Le spectre de 3C273 a un rapport signal sur bruit suffisant pour montrer immédiatement des raies en émission. En soit, ce n’est déjà pas si mal pour un spectrographe coûtant moins de 200 F (hors caméra CCD bien entendu) observant un objet situé à 3 millards d'années lumières !
Après les opérations classiques de prétraitement, le travail consiste à extraire le profil spectral en effectuant un binning optimisé sur une largeur adéquate dans le sens perpendiculaire à la dispersion.
Voici dans les grandes lignes comment on procède. Il faut tout d’abord observer une étoile dont on connaît bien le flux spectral. L’étoile Véga (Alpha Lyre) est idéale pour cela, car non seulement sont flux spectral est largement documenté, mais en plus l’éclairement qu’elle produit en dehors de l’atmosphère est parfaitement déterminé (Véga est un étalon photométrique fondamental). Le profil spectral suivant est celui de l’étoile Véga, observée la même nuit que le quasar 3C273.
Le spectre de la figure 6 est artificiel. Il est issue d’une banque de donnée qui recense le flux spectral relatif correspondant à quasiment tous les types spectraux d’étoiles (Pickles, PASP, 110 :863-878, 1998 July).

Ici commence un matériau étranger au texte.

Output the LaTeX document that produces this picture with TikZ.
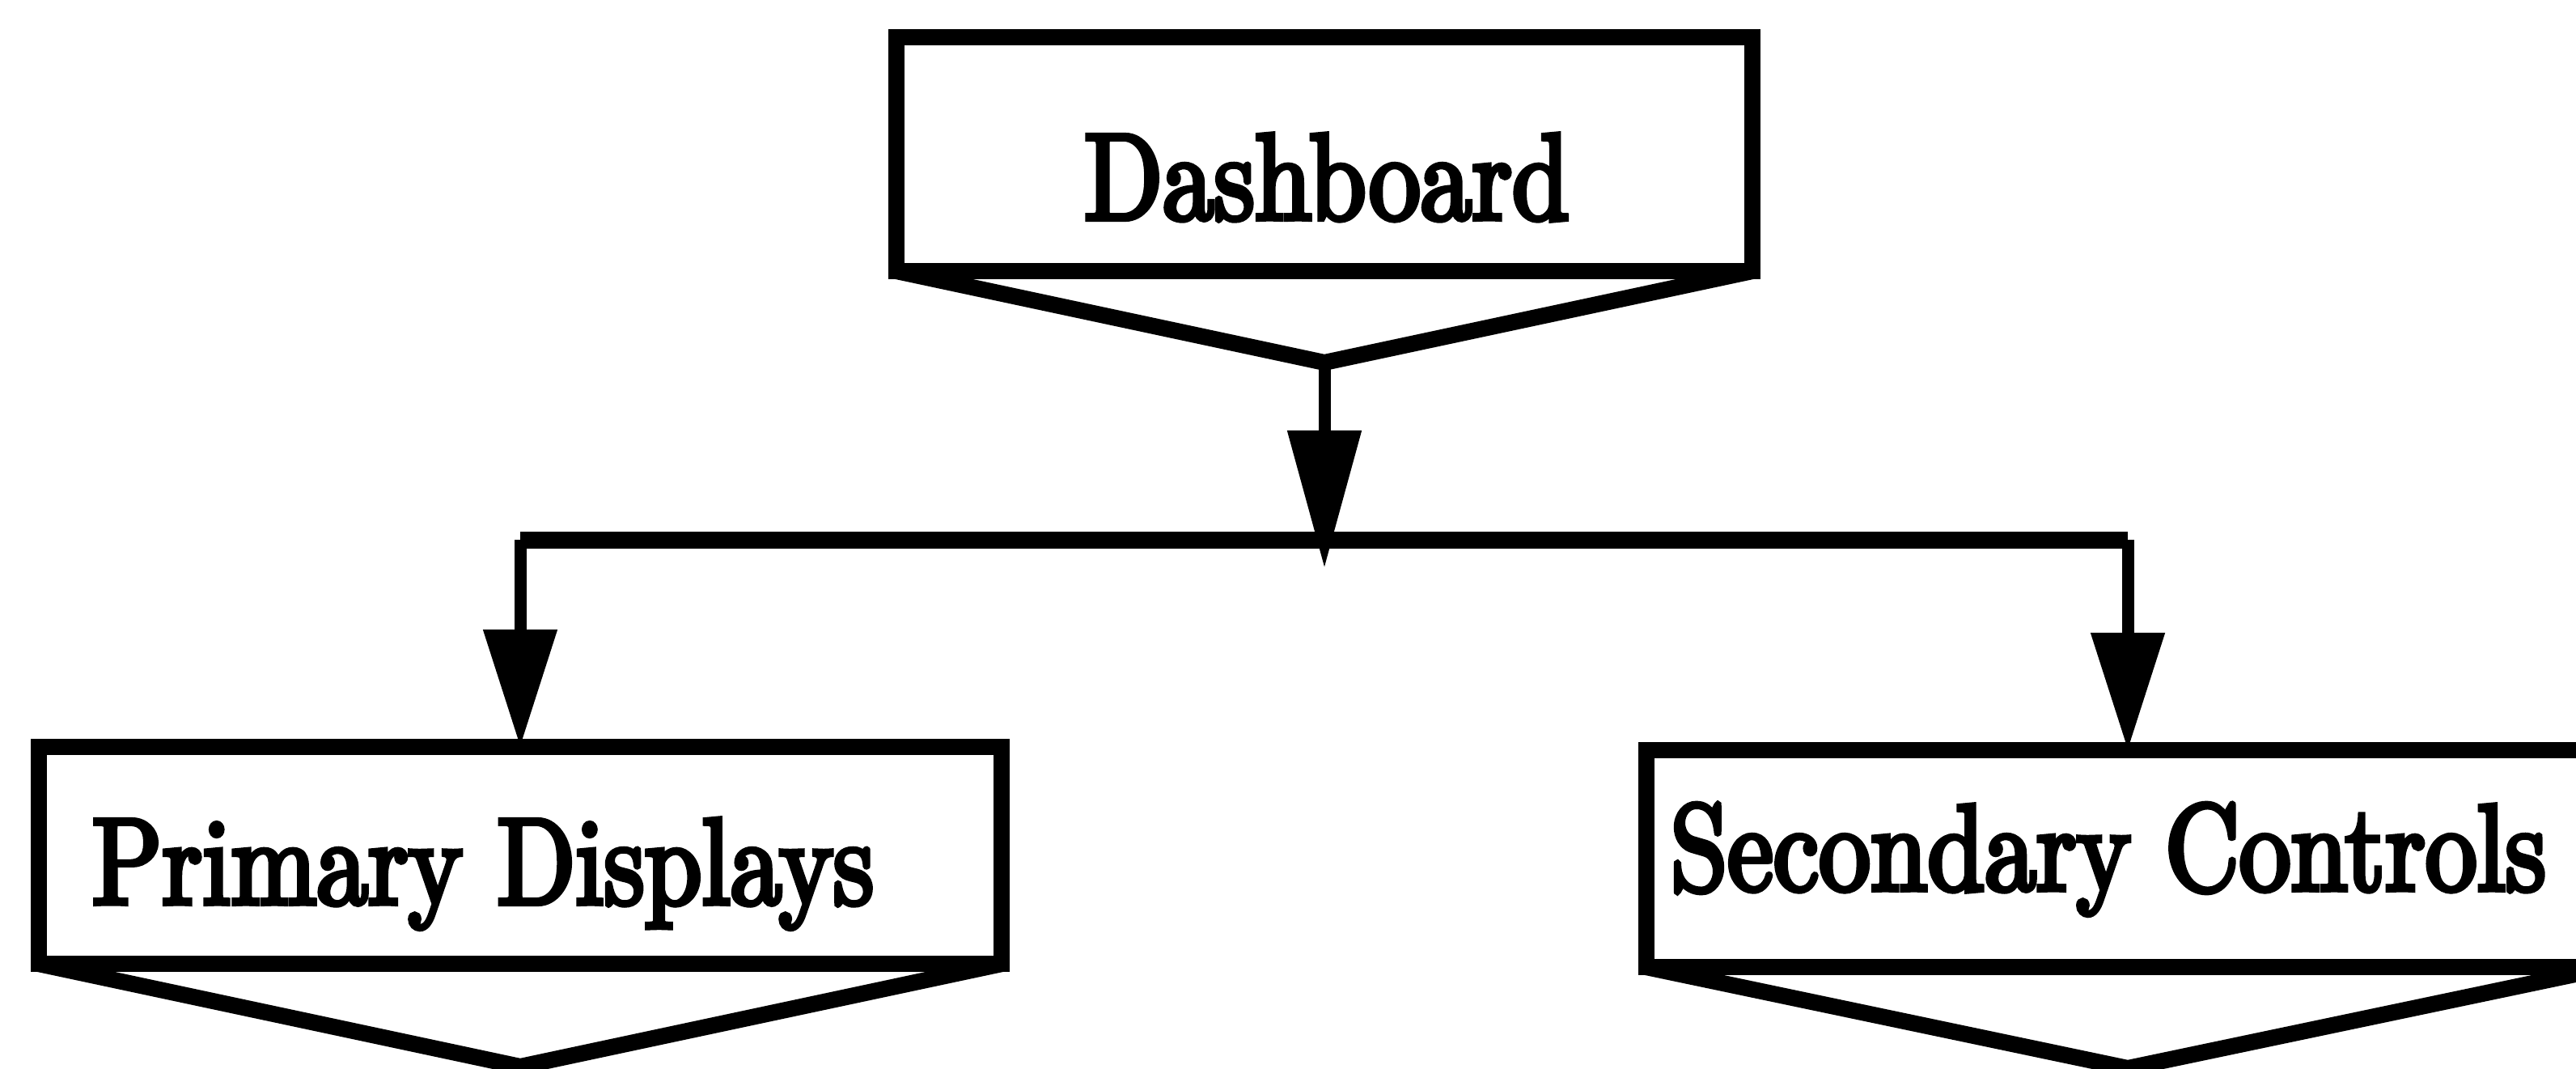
\documentclass[tikz,border=0pt]{standalone}
\usepackage{fontspec}
\usetikzlibrary{arrows.meta}
% narrow, heavy serif for the box labels
\newfontfamily\labelfont{lmroman10-regular.otf}[FakeStretch=0.835, FakeBold=4]
\begin{document}
\begin{tikzpicture}[x=0.01cm, y=-0.01cm,
  box/.style={draw, line width=0.2cm, line join=miter, minimum width=11.9cm,
    minimum height=2.68cm, inner sep=0pt, outer sep=0pt},
  tail/.style={draw, line width=0.2cm, line join=miter},
  label/.style={font=\labelfont\fontsize{43.3}{50}\selectfont, inner sep=0pt},
  bar/.style={line width=0.21cm},
  link/.style={line width=0.15cm, -{Triangle[length=1.45cm, width=0.88cm]}},
  longlink/.style={link, -{Triangle[length=1.7cm, width=0.88cm]}}]
  \useasboundingbox (0,0) rectangle (3184,1321);

  % top box with its pennant tail
  \node[box, minimum width=10.57cm, minimum height=2.89cm] (dash) at (1637,190.5) {};
  \coordinate (dashtip) at (1637,448);
  \draw[tail] (dash.south west) -- (dashtip) -- (dash.south east);
  \node[label, anchor=base] (dashtxt) at (1640,271) {Dashboard};

  % the two lower boxes
  \node[box] (prim) at (643,1057) {};
  \coordinate (primtip) at (643,1318);
  \draw[tail] (prim.south west) -- (primtip) -- (prim.south east);
  \node[label, anchor=base west] (primtxt) at (113,1117) {Primary Displays};

  \node[box] (sec) at (2630,1061) {};
  \coordinate (sectip) at (2630,1320);
  \draw[tail] (sec.south west) -- (sectip) -- (sec.south east);
  \node[label, anchor=base west] (sectxt) at (2064,1100) {Secondary Controls};

  % branching connector
  \coordinate (junc) at (1637,667);
  \coordinate (stemend) at (1637,702);
  \coordinate (barL) at (prim.north |- junc);
  \coordinate (barR) at (sec.north |- junc);
  \draw[bar] (barL) -- (barR);
  \draw[longlink] (dashtip) -- (stemend);
  \draw[link] (barL) -- (prim.north);
  \draw[link] (barR) -- (sec.north);
\end{tikzpicture}
\end{document}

C'est un outil extrèmement précieux pour les spectroscopistes.
En divisant le profil de la figure 5 avec le profil de la figure 6 on obtient la réponse spectrale de l’instrument (qui intégre la sensibilité spectrale du CCD, la transmission optique,…). Mais avant de réaliser effectivement cette opération il faut prendre en considération que le flux optique enregistré avec le télescope a traversé l'atmposphère terrestre. Or, celle-ci ce comporte comme un filtre spectral optique comme le montre les courbes de la figure 7. L'opération de calibration photométrique complète va consister à tenir compte de la transmission de l'atmosphére pour permettre de ramener le flux mesuré au foyer du télescope à ce qu'il serait en dehors de l'atmosphère.
Notez que les courbes de la figure 7 ne prennent pas en compte l'effet des gaz de l'atmosphère (en dehors de l'ozone, O3). La vapeur d'eau et l'oxygène atomique (O2) produisent des bandes absorption notables dans la partie infra-rouge du spectre. Cependant ces bandes sont locales et en conséquence, il est relativement facile de tenir compte de leur présence lors du traitement en effectuant des interpolations judicieuses.

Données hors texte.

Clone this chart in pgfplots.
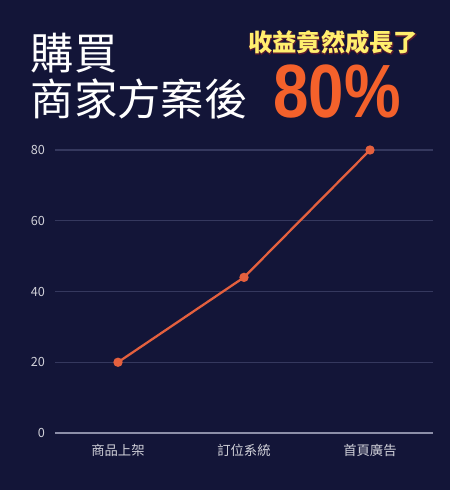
\documentclass[border=0pt]{standalone}
\usepackage{fontspec}
\usepackage{graphicx}
\usepackage{pgfplots}
\pgfplotsset{compat=1.18}
\setmainfont{Noto Sans CJK TC}
\newfontfamily\numfont{Liberation Sans}
\newfontfamily\outfont{Noto Sans CJK TC}[BoldFeatures={FakeBold=3.5}]

\definecolor{bg}{HTML}{131538}
\definecolor{gridc}{HTML}{35385E}
\definecolor{basec}{HTML}{8C8EA8}
\definecolor{tickc}{HTML}{D0D0D8}
\definecolor{linec}{HTML}{E4603E}
\definecolor{yel}{HTML}{FFEF6E}
\definecolor{outl}{HTML}{5A1A2E}
\definecolor{org}{HTML}{F4612B}

\begin{document}
\begin{tikzpicture}
% background, 450x490 px at 0.75pt per px
\fill[bg] (0,0) rectangle (337.5pt,367.5pt);

% title
\node[anchor=base west, inner sep=0, text=white, font=\fontsize{32.5}{34}\selectfont] at (23pt,315pt) {購買};
\node[anchor=base west, inner sep=0, text=white, font=\fontsize{32.5}{34}\selectfont] at (23pt,280.5pt) {商家方案後};

% yellow line with a thin dark outline behind it
\node[anchor=base west, inner sep=0, text=outl, font=\fontsize{18.2}{20}\selectfont\outfont\bfseries] at (186pt,328.5pt) {收益竟然成長了};
\node[anchor=base west, inner sep=0, text=yel, font=\fontsize{18.2}{20}\selectfont\bfseries] at (186pt,328.5pt) {收益竟然成長了};

\node[anchor=base west, inner sep=0, text=org] at (204.75pt,279pt)
  {\scalebox{0.86}[1.02]{\numfont\bfseries\fontsize{55.5}{58}\selectfont 80\%}};

\begin{axis}[
    at={(41.25pt,42.75pt)}, anchor=south west,
    scale only axis, width=283.5pt, height=212.25pt,
    xmin=-0.5, xmax=2.5, ymin=0, ymax=80,
    xtick={0,1,2},
    xticklabels={商品上架, 訂位系統, 首頁廣告},
    ytick={0,20,40,60,80},
    axis line style={draw=none},
    tick style={draw=none},
    ymajorgrids,
    grid style={gridc, line width=0.8pt},
    extra y ticks={0},
    extra y tick labels={},
    extra y tick style={grid style={basec, line width=0.8pt}},
    /pgf/number format/assume math mode=true,
    yticklabel style={text=tickc, font=\fontsize{9.5}{11}\selectfont, xshift=-4pt},
    xticklabel style={text=tickc, font=\fontsize{10}{12}\selectfont, yshift=-5pt},
    clip=false,
]
\addplot[linec, line width=1.7pt, mark=*, mark size=2.6pt, mark options={fill=linec, draw=linec}]
  coordinates {(0,20) (1,44) (2,80)};
\end{axis}
\end{tikzpicture}
\end{document}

Pour déterminer la transmission atmosphérique effective il faut tenir compte de la distance zénithale de l'objet observé. Si h est la valeur de la distance zénithale (distance angulaire de l'objet par rapport au zénith), on calcule la quantité 1/cos(h), appelée masse d'air. Puis, chaque point d'une des courbes de la figure 7 est élevée à la puissance de la masse d'air. Pour la présente réduction j'ai considéré que l'observateur se situé au niveau de la mer. Par exemple, à 5000A la transmission au zénith est de 0,69. L'étoile Véga a été observé à une distance zénitale de 50°, d'où h=1,55, et une transmission atmosphérique effective à cette longueur d'onde de 0,691,55=0,56.

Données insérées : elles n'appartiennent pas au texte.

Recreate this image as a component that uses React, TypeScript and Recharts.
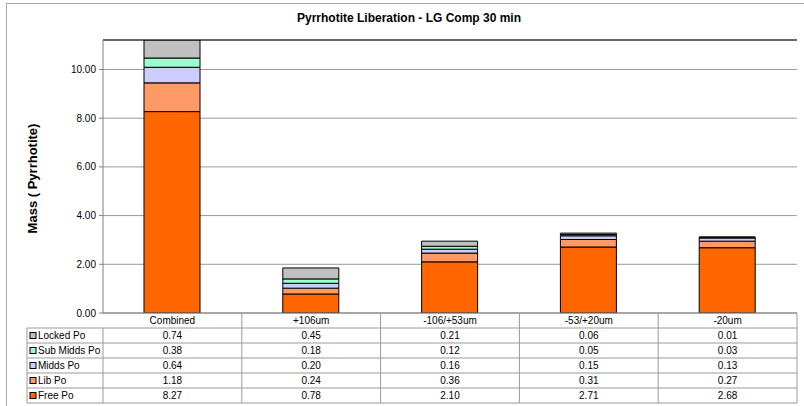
import React from "react";
import {
  BarChart,
  Bar,
  XAxis,
  YAxis,
  CartesianGrid,
  ReferenceLine,
} from "recharts";

const categories = ["Combined", "+106um", "-106/+53um", "-53/+20um", "-20um"];
const freePo = [8.27, 0.78, 2.1, 2.71, 2.68];
const libPo = [1.18, 0.24, 0.36, 0.31, 0.27];
const middsPo = [0.64, 0.2, 0.16, 0.15, 0.13];
const subMiddsPo = [0.38, 0.18, 0.12, 0.05, 0.03];
const lockedPo = [0.74, 0.45, 0.21, 0.06, 0.01];
const yTicks = [0, 2, 4, 6, 8, 10];
const Y_MAX = 11.21;

// stacking order, bottom to top
const SERIES = [
  { key: "free", name: "Free Po", values: freePo, color: "#FF6600" },
  { key: "lib", name: "Lib Po", values: libPo, color: "#FF9966" },
  { key: "midds", name: "Midds Po", values: middsPo, color: "#CCCCFF" },
  { key: "subMidds", name: "Sub Midds Po", values: subMiddsPo, color: "#99FFCC" },
  { key: "locked", name: "Locked Po", values: lockedPo, color: "#C0C0C0" },
];

const data = categories.map((name, i) => {
  const row: Record<string, string | number> = { name };
  SERIES.forEach((s) => (row[s.key] = s.values[i]));
  return row;
});

const FONT = '"Liberation Sans", Arial, sans-serif';
const W = 804;
const H = 406;
const PLOT_LEFT = 103;
const PLOT_RIGHT = 797;
const PLOT_TOP = 40;
const PLOT_BOTTOM = 313;
const COL_W = (PLOT_RIGHT - PLOT_LEFT) / categories.length;
const ROW_H = 15;
const LEGEND_LEFT = 27;
const GRID = "#9a9a9a";

// the data table under the plot is drawn from each category tick
const TableTick = (props: any) => {
  const { x, payload, index } = props;
  const left = x - COL_W / 2;
  const rows = [...SERIES].reverse();
  const top = PLOT_BOTTOM;
  return (
    <g>
      {/* header cell */}
      <line x1={left + COL_W} y1={top} x2={left + COL_W} y2={top + ROW_H * 6} stroke={GRID} />
      <text x={x} y={top + ROW_H / 2 + 3.5} textAnchor="middle" fontSize={10} fontFamily={FONT} fill="#000">
        {payload.value}
      </text>
      {rows.map((s, r) => {
        const y0 = top + ROW_H * (r + 1);
        return (
          <g key={s.key}>
            <line x1={left} y1={y0} x2={left + COL_W} y2={y0} stroke={GRID} />
            <text x={x} y={y0 + ROW_H / 2 + 3.5} textAnchor="middle" fontSize={10} fontFamily={FONT} fill="#000">
              {s.values[index].toFixed(2)}
            </text>
          </g>
        );
      })}
      <line x1={left} y1={top + ROW_H * 6} x2={left + COL_W} y2={top + ROW_H * 6} stroke={GRID} />
      {index === 0 && (
        <g>
          <line x1={LEGEND_LEFT} y1={top + ROW_H} x2={LEGEND_LEFT} y2={top + ROW_H * 6} stroke={GRID} />
          <line x1={left} y1={top + ROW_H} x2={left} y2={top + ROW_H * 6} stroke={GRID} />
          {rows.map((s, r) => {
            const y0 = top + ROW_H * (r + 1);
            return (
              <g key={s.key}>
                <line x1={LEGEND_LEFT} y1={y0} x2={left} y2={y0} stroke={GRID} />
                <rect x={LEGEND_LEFT + 3} y={y0 + 4.5} width={6} height={6} fill={s.color} stroke="#000" strokeWidth={1} />
                <text x={LEGEND_LEFT + 11} y={y0 + ROW_H / 2 + 3.5} fontSize={10} fontFamily={FONT} fill="#000">
                  {s.name}
                </text>
              </g>
            );
          })}
          <line x1={LEGEND_LEFT} y1={top + ROW_H * 6} x2={left} y2={top + ROW_H * 6} stroke={GRID} />
        </g>
      )}
    </g>
  );
};

const YLabel = ({ viewBox }: any) => {
  const cx = 32;
  const cy = viewBox.y + viewBox.height / 2 + 2;
  return (
    <text
      x={cx}
      y={cy}
      transform={`rotate(-90 ${cx} ${cy})`}
      textAnchor="middle"
      dominantBaseline="central"
      fontSize={13}
      fontWeight="bold"
      fontFamily={FONT}
      fill="#000"
    >
      Mass ( Pyrrhotite)
    </text>
  );
};

export default function App() {
  return (
    <div
      style={{
        position: "absolute",
        left: 0,
        top: 0,
        width: W,
        height: H,
        overflow: "hidden",
        background: "#fff",
        fontFamily: FONT,
      }}
    >
      <div
        style={{
          position: "absolute",
          left: 6,
          top: 3,
          width: W + 20,
          height: H + 20,
          border: "1.5px solid #a8a8a8",
        }}
      />
      <div
        style={{
          position: "absolute",
          left: 209,
          width: 400,
          top: 11,
          textAlign: "center",
          fontSize: 12,
          fontWeight: "bold",
          color: "#000",
        }}
      >
        Pyrrhotite Liberation - LG Comp 30 min
      </div>
      <div style={{ position: "absolute", left: 0, top: 0 }}>
        <BarChart
          width={W}
          height={H}
          data={data}
          margin={{ top: PLOT_TOP, right: W - PLOT_RIGHT, bottom: 4, left: PLOT_LEFT - 60 }}
          barSize={56}
        >
          <CartesianGrid vertical={false} stroke={GRID} strokeWidth={1} />
          <XAxis
            dataKey="name"
            height={H - PLOT_BOTTOM - 4}
            axisLine={{ stroke: "#808080" }}
            tickLine={false}
            tick={<TableTick />}
            interval={0}
          />
          <YAxis
            width={60}
            domain={[0, Y_MAX]}
            ticks={yTicks}
            allowDataOverflow
            tickFormatter={(v: number) => v.toFixed(2)}
            tick={{ fontSize: 10, fill: "#000", fontFamily: FONT }}
            axisLine={{ stroke: "#808080" }}
            tickLine={{ stroke: "#808080" }}
            tickSize={4}
            tickMargin={3}
            label={<YLabel />}
          />
          <YAxis
            yAxisId="frame"
            orientation="right"
            width={0}
            tick={false}
            axisLine={{ stroke: "#707070", strokeWidth: 2 }}
            tickLine={false}
          />
          <ReferenceLine y={Y_MAX} stroke="#000" strokeWidth={1} ifOverflow="extendDomain" />
          {SERIES.map((s) => (
            <Bar
              key={s.key}
              dataKey={s.key}
              name={s.name}
              stackId="po"
              fill={s.color}
              stroke="#000"
              strokeWidth={1}
              isAnimationActive={false}
            />
          ))}
        </BarChart>
      </div>
    </div>
  );
}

Toutes ces manipulations mathématiqiues et de gestion de fichiers sont effectuées avec l’aide d’un package de fonctions spécialement écrites pour la réduction des données spectrales (il sera bientôt disponible). Le profil de la figure 9 montre la réponse instrumentale en ADU/erg, qui est semblable en gros, à la réponse spectrale du CCD KAF-0400 (attention, chaque KAF-0400 a sa réponse spectrale spécifique).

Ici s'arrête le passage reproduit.